> _Provided material_
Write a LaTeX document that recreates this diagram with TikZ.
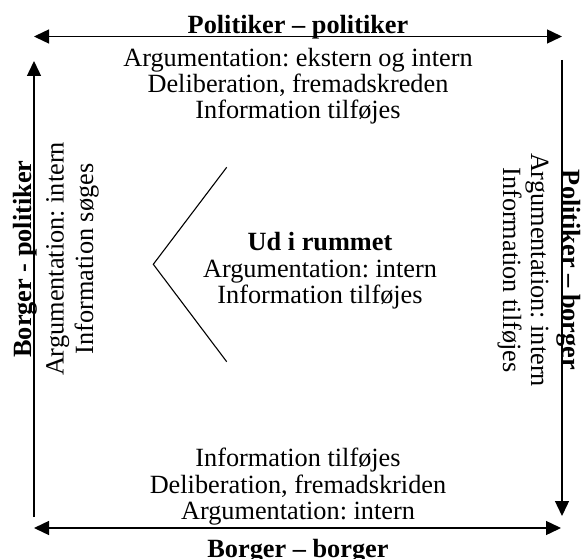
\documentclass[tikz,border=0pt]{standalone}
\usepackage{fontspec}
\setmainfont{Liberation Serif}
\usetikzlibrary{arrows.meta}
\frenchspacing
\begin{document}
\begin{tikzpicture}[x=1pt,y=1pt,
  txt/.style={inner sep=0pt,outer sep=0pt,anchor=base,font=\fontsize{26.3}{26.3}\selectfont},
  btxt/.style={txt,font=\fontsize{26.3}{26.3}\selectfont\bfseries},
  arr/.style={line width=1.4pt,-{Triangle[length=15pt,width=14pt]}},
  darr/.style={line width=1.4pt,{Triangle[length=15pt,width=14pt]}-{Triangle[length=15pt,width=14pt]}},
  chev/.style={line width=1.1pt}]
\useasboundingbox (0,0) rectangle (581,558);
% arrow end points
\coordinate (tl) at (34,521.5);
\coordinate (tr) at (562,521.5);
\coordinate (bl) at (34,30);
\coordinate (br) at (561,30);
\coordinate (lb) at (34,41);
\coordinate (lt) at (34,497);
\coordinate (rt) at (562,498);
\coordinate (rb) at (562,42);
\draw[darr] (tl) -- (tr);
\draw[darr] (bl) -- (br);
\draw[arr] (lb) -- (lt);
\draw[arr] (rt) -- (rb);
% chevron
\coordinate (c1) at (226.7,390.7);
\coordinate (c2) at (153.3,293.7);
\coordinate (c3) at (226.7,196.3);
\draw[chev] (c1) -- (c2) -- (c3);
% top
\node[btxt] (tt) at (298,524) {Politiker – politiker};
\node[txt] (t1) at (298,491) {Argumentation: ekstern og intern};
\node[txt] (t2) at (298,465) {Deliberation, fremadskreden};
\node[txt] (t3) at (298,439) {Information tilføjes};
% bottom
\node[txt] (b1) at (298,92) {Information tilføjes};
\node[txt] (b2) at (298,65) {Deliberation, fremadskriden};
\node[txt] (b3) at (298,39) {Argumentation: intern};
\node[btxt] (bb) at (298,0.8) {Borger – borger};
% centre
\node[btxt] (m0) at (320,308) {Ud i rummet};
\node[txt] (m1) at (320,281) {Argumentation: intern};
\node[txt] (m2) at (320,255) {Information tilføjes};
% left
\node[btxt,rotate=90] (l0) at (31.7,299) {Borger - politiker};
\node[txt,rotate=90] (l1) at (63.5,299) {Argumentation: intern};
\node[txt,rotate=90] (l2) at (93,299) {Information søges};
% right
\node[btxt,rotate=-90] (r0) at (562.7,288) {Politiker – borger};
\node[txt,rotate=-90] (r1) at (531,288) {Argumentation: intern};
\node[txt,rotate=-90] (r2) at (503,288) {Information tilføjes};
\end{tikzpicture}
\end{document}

> _Objective_
Copy out all the data exactly; skip the pictures.

> _Finished answer_
Write a LaTeX document that recreates this diagram with TikZ.
\documentclass[tikz,border=0pt]{standalone}
\usepackage{fontspec}
\setmainfont{Liberation Serif}
\usetikzlibrary{arrows.meta}
\frenchspacing
\begin{document}
\begin{tikzpicture}[x=1pt,y=1pt,
  txt/.style={inner sep=0pt,outer sep=0pt,anchor=base,font=\fontsize{26.3}{26.3}\selectfont},
  btxt/.style={txt,font=\fontsize{26.3}{26.3}\selectfont\bfseries},
  arr/.style={line width=1.4pt,-{Triangle[length=15pt,width=14pt]}},
  darr/.style={line width=1.4pt,{Triangle[length=15pt,width=14pt]}-{Triangle[length=15pt,width=14pt]}},
  chev/.style={line width=1.1pt}]
\useasboundingbox (0,0) rectangle (581,558);
% arrow end points
\coordinate (tl) at (34,521.5);
\coordinate (tr) at (562,521.5);
\coordinate (bl) at (34,30);
\coordinate (br) at (561,30);
\coordinate (lb) at (34,41);
\coordinate (lt) at (34,497);
\coordinate (rt) at (562,498);
\coordinate (rb) at (562,42);
\draw[darr] (tl) -- (tr);
\draw[darr] (bl) -- (br);
\draw[arr] (lb) -- (lt);
\draw[arr] (rt) -- (rb);
% chevron
\coordinate (c1) at (226.7,390.7);
\coordinate (c2) at (153.3,293.7);
\coordinate (c3) at (226.7,196.3);
\draw[chev] (c1) -- (c2) -- (c3);
% top
\node[btxt] (tt) at (298,524) {Politiker – politiker};
\node[txt] (t1) at (298,491) {Argumentation: ekstern og intern};
\node[txt] (t2) at (298,465) {Deliberation, fremadskreden};
\node[txt] (t3) at (298,439) {Information tilføjes};
% bottom
\node[txt] (b1) at (298,92) {Information tilføjes};
\node[txt] (b2) at (298,65) {Deliberation, fremadskriden};
\node[txt] (b3) at (298,39) {Argumentation: intern};
\node[btxt] (bb) at (298,0.8) {Borger – borger};
% centre
\node[btxt] (m0) at (320,308) {Ud i rummet};
\node[txt] (m1) at (320,281) {Argumentation: intern};
\node[txt] (m2) at (320,255) {Information tilføjes};
% left
\node[btxt,rotate=90] (l0) at (31.7,299) {Borger - politiker};
\node[txt,rotate=90] (l1) at (63.5,299) {Argumentation: intern};
\node[txt,rotate=90] (l2) at (93,299) {Information søges};
% right
\node[btxt,rotate=-90] (r0) at (562.7,288) {Politiker – borger};
\node[txt,rotate=-90] (r1) at (531,288) {Argumentation: intern};
\node[txt,rotate=-90] (r2) at (503,288) {Information tilføjes};
\end{tikzpicture}
\end{document}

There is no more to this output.